Dan akhirnya rasa lapar kembali menggoda si Bundo. Maklum sudah hampir dua puluh dua jam belum bertemu dengan nasi lagi. Dan RM Aroma Pagaruyung pilihan kami. Lokasinya sebelah kiri jika kita dari Istano Basa Pagaruyung.
Kami sampai di sini sekitar jam 10.30. Saat yang pas untuk makan, sebelum ramai pengunjung. Masakan nya juga baru matang. Dan di sini makanan dihidangkan dengan nasi satu bakul untuk berdua.
Alhamdulillah lagi lagi kami makan lamak. Lauk yang kami pilih adalah ikan bakar, dendeng balado, gulai tunjang, sayur pucuak ubi dan Anyang plus teh talua. Totalnya hampir 90 ribu rupiah. Kami puas makan di sini dan kami sangat rekomendasi buat teman teman yang lainnya. Lamak lah pokoknyo.
Setelah makan kami lanjutkan perjalanan menuju Kapau Bukittinggi. Tak lama lagi kami akan sampai. Perjalanan Batusangkar hingga Kapau Bukittinggi butuh waktu sekitar satu jam-an.
Kami berhenti sejenak di SPBU Biaro mengisi BBM sejumlah Rp 300.000,- Untuk pertalite. Selesai ngisi BBM adzan Zuhur berkumandang, saya sholat di mushola yang ada di SPBU ini. Di sisi kiri Mushola terpampang sawah yang luas dan Gunung Marapi yang berdiri dengan kokohnya. Lagi lagi alam yang indah terhampar.
Menjelang jam satu siang kami pun sampai di Kapau. Terios parkir di depan rumahnya Ante Nelti Jamaah, saya masih di mobil dan Nova pun segera turun dari mobil. Nova menuju orang yang masih sibuk di dapur belakang, memberikan kejutan bagi semua orang. Surprise tentunya.
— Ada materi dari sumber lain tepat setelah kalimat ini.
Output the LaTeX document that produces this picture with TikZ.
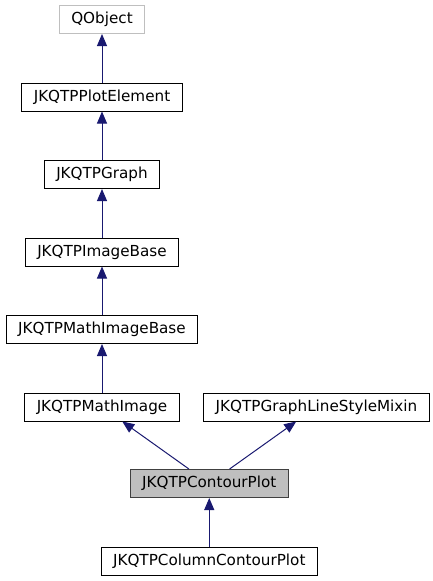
\documentclass[tikz,border=0pt]{standalone}
\usepackage{fontspec}
\setmainfont{DejaVu Sans}
\usetikzlibrary{arrows.meta,positioning,calc}
\definecolor{Edge}{HTML}{191970}
\definecolor{Frame}{HTML}{000000}
\definecolor{Faint}{HTML}{BFBFBF}
\definecolor{Shade}{HTML}{BFBFBF}
\definecolor{Dark}{HTML}{404040}
\tikzset{
  klass/.style={draw=Frame,fill=white,line width=1pt,minimum height=28pt,inner xsep=12pt,inner ysep=0pt,font=\fontsize{15.2}{18}\selectfont},
  extern/.style={klass,draw=Faint},
  current/.style={klass,draw=Dark,fill=Shade},
  inherit/.style={-{Triangle[length=12pt,width=10pt]},line width=1pt,draw=Edge}
}
\begin{document}
\begin{tikzpicture}[x=1pt,y=-1pt,node distance=48.5pt]
  \useasboundingbox (0,0) rectangle (433,581);
  \node[extern] (qobject) at (102,19.5) {QObject};
  \node[klass,below=of qobject] (plotelement) {JKQTPPlotElement};
  \node[klass,below=of plotelement] (graph) {JKQTPGraph};
  \node[klass,below=of graph] (imagebase) {JKQTPImageBase};
  \node[klass,below=of imagebase] (mathimagebase) {JKQTPMathImageBase};
  \node[klass,below=of mathimagebase] (mathimage) {JKQTPMathImage};
  \node[klass,right=23.5pt of mathimage] (mixin) {JKQTPGraphLineStyleMixin};
  \coordinate (mid) at ($(mathimage.south)!0.5!(mixin.south)$);
  \node[current,below=47.5pt of mid] (contour) {JKQTPContourPlot};
  \node[klass,below=of contour] (column) {JKQTPColumnContourPlot};

  \draw[inherit] (plotelement) -- (qobject);
  \draw[inherit] (graph) -- (plotelement);
  \draw[inherit] (imagebase) -- (graph);
  \draw[inherit] (mathimagebase) -- (imagebase);
  \draw[inherit] (mathimage) -- (mathimagebase);
  \draw[inherit] (contour) -- (mathimage);
  \draw[inherit] (contour) -- (mixin);
  \draw[inherit] (column) -- (contour);
\end{tikzpicture}
\end{document}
Tak ada kabar, tak ada berita, tiba tiba datang di saat orang sedang "marandang". Marandang artinya prosesi membuat rendang yang umumnya dalam skala besar.
Saya menyusul kemudian. Melihat kebahagiaan yang terpancar dari sanak saudara yang ada, terutama Ama Asma Yati . Bergetar suara Ama, bercerita bahwa beliau tak menyangka bahwa kami sedang dalam perjalanan di daerah Jambi ketika beliau menelpon kami kemarin.
Tak lama berselang, Ama dapat suprise yang kedua. Anda Yolanda yang ada Batam berkabar bahwa dia, Mustafa Kemal F dan dua putri mereka akan pulang kampung juga. Tiket sudah di tangan untuk keberangkatan Kamis pagi dari Batam menuju Bandara Internasional Minangkabau Padang. Lengkap sudah kebahagiaan Ama, ante dan keluarga besar semuanya. Berkah Alek Vivi yang direncanakan. Anak anak Ama semuanya pada pulang.